* Supplied material:

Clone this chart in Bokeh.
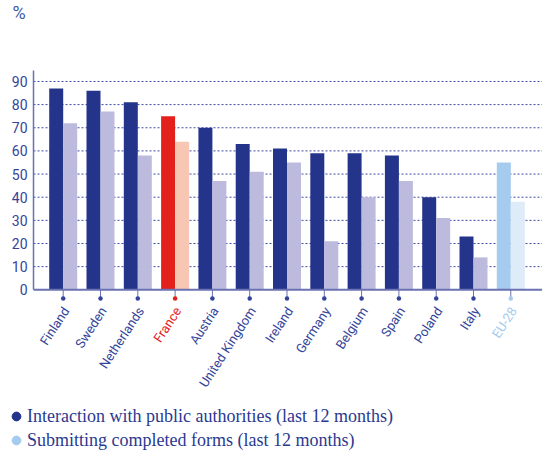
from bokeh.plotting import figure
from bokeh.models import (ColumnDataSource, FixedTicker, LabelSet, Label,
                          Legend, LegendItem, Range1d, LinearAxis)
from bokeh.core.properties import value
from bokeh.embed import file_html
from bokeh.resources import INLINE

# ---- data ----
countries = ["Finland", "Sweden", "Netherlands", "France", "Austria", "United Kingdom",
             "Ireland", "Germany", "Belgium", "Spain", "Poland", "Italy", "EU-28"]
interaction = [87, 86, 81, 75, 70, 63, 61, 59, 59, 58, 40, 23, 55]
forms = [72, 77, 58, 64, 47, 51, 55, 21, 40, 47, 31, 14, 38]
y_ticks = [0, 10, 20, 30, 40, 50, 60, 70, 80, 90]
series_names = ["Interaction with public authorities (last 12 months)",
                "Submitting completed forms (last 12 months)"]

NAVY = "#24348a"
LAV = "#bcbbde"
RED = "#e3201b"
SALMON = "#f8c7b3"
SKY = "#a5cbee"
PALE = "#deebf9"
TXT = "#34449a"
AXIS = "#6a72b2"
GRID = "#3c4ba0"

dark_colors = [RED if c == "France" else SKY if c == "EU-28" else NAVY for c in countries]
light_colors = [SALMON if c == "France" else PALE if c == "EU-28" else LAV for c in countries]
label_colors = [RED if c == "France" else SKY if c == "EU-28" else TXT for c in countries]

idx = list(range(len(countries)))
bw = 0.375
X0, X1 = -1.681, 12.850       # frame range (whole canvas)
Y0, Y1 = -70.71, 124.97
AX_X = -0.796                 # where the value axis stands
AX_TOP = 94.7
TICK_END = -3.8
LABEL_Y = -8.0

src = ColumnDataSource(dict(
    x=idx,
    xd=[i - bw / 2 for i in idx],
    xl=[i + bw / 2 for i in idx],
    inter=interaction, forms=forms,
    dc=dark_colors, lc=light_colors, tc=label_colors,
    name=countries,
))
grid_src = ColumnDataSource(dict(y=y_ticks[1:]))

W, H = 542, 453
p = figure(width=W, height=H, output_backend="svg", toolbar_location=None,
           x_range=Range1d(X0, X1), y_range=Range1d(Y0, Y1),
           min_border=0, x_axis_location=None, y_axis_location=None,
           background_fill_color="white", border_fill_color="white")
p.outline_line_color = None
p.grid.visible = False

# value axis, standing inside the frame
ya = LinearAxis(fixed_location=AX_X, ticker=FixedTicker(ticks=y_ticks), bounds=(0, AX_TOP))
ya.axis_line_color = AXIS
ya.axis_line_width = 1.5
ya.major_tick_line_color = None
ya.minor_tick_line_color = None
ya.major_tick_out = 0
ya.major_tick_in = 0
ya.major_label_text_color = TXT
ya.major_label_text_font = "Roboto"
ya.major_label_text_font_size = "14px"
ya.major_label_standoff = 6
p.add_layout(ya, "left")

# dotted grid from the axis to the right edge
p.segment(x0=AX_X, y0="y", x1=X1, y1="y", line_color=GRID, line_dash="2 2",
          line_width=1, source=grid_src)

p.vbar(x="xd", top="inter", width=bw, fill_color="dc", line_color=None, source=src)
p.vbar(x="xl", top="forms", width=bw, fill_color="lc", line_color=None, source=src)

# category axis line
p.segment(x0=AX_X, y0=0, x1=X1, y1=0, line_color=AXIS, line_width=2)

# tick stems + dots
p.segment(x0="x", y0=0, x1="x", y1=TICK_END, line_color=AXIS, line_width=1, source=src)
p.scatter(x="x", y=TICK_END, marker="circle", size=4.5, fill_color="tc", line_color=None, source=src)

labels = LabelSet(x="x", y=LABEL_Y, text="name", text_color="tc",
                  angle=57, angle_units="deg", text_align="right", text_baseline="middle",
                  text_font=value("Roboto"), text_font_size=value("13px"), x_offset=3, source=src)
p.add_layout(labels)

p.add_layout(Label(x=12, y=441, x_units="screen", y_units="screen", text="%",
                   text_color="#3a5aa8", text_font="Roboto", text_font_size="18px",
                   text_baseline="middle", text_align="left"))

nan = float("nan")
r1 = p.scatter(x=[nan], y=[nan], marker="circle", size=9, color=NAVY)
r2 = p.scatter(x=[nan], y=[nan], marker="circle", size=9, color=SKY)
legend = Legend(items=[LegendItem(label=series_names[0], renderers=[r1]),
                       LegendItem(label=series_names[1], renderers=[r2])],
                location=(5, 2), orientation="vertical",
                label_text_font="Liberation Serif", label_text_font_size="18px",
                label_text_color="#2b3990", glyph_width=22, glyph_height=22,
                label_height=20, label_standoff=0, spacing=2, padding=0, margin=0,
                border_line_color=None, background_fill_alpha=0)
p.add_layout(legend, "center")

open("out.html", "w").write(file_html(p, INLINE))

* The problem: Make an exact copy of the data, leaving its pictures out.

* Written reply:
Clone this chart in Bokeh.
from bokeh.plotting import figure
from bokeh.models import (ColumnDataSource, FixedTicker, LabelSet, Label,
                          Legend, LegendItem, Range1d, LinearAxis)
from bokeh.core.properties import value
from bokeh.embed import file_html
from bokeh.resources import INLINE

# ---- data ----
countries = ["Finland", "Sweden", "Netherlands", "France", "Austria", "United Kingdom",
             "Ireland", "Germany", "Belgium", "Spain", "Poland", "Italy", "EU-28"]
interaction = [87, 86, 81, 75, 70, 63, 61, 59, 59, 58, 40, 23, 55]
forms = [72, 77, 58, 64, 47, 51, 55, 21, 40, 47, 31, 14, 38]
y_ticks = [0, 10, 20, 30, 40, 50, 60, 70, 80, 90]
series_names = ["Interaction with public authorities (last 12 months)",
                "Submitting completed forms (last 12 months)"]

NAVY = "#24348a"
LAV = "#bcbbde"
RED = "#e3201b"
SALMON = "#f8c7b3"
SKY = "#a5cbee"
PALE = "#deebf9"
TXT = "#34449a"
AXIS = "#6a72b2"
GRID = "#3c4ba0"

dark_colors = [RED if c == "France" else SKY if c == "EU-28" else NAVY for c in countries]
light_colors = [SALMON if c == "France" else PALE if c == "EU-28" else LAV for c in countries]
label_colors = [RED if c == "France" else SKY if c == "EU-28" else TXT for c in countries]

idx = list(range(len(countries)))
bw = 0.375
X0, X1 = -1.681, 12.850       # frame range (whole canvas)
Y0, Y1 = -70.71, 124.97
AX_X = -0.796                 # where the value axis stands
AX_TOP = 94.7
TICK_END = -3.8
LABEL_Y = -8.0

src = ColumnDataSource(dict(
    x=idx,
    xd=[i - bw / 2 for i in idx],
    xl=[i + bw / 2 for i in idx],
    inter=interaction, forms=forms,
    dc=dark_colors, lc=light_colors, tc=label_colors,
    name=countries,
))
grid_src = ColumnDataSource(dict(y=y_ticks[1:]))

W, H = 542, 453
p = figure(width=W, height=H, output_backend="svg", toolbar_location=None,
           x_range=Range1d(X0, X1), y_range=Range1d(Y0, Y1),
           min_border=0, x_axis_location=None, y_axis_location=None,
           background_fill_color="white", border_fill_color="white")
p.outline_line_color = None
p.grid.visible = False

# value axis, standing inside the frame
ya = LinearAxis(fixed_location=AX_X, ticker=FixedTicker(ticks=y_ticks), bounds=(0, AX_TOP))
ya.axis_line_color = AXIS
ya.axis_line_width = 1.5
ya.major_tick_line_color = None
ya.minor_tick_line_color = None
ya.major_tick_out = 0
ya.major_tick_in = 0
ya.major_label_text_color = TXT
ya.major_label_text_font = "Roboto"
ya.major_label_text_font_size = "14px"
ya.major_label_standoff = 6
p.add_layout(ya, "left")

# dotted grid from the axis to the right edge
p.segment(x0=AX_X, y0="y", x1=X1, y1="y", line_color=GRID, line_dash="2 2",
          line_width=1, source=grid_src)

p.vbar(x="xd", top="inter", width=bw, fill_color="dc", line_color=None, source=src)
p.vbar(x="xl", top="forms", width=bw, fill_color="lc", line_color=None, source=src)

# category axis line
p.segment(x0=AX_X, y0=0, x1=X1, y1=0, line_color=AXIS, line_width=2)

# tick stems + dots
p.segment(x0="x", y0=0, x1="x", y1=TICK_END, line_color=AXIS, line_width=1, source=src)
p.scatter(x="x", y=TICK_END, marker="circle", size=4.5, fill_color="tc", line_color=None, source=src)

labels = LabelSet(x="x", y=LABEL_Y, text="name", text_color="tc",
                  angle=57, angle_units="deg", text_align="right", text_baseline="middle",
                  text_font=value("Roboto"), text_font_size=value("13px"), x_offset=3, source=src)
p.add_layout(labels)

p.add_layout(Label(x=12, y=441, x_units="screen", y_units="screen", text="%",
                   text_color="#3a5aa8", text_font="Roboto", text_font_size="18px",
                   text_baseline="middle", text_align="left"))

nan = float("nan")
r1 = p.scatter(x=[nan], y=[nan], marker="circle", size=9, color=NAVY)
r2 = p.scatter(x=[nan], y=[nan], marker="circle", size=9, color=SKY)
legend = Legend(items=[LegendItem(label=series_names[0], renderers=[r1]),
                       LegendItem(label=series_names[1], renderers=[r2])],
                location=(5, 2), orientation="vertical",
                label_text_font="Liberation Serif", label_text_font_size="18px",
                label_text_color="#2b3990", glyph_width=22, glyph_height=22,
                label_height=20, label_standoff=0, spacing=2, padding=0, margin=0,
                border_line_color=None, background_fill_alpha=0)
p.add_layout(legend, "center")

open("out.html", "w").write(file_html(p, INLINE))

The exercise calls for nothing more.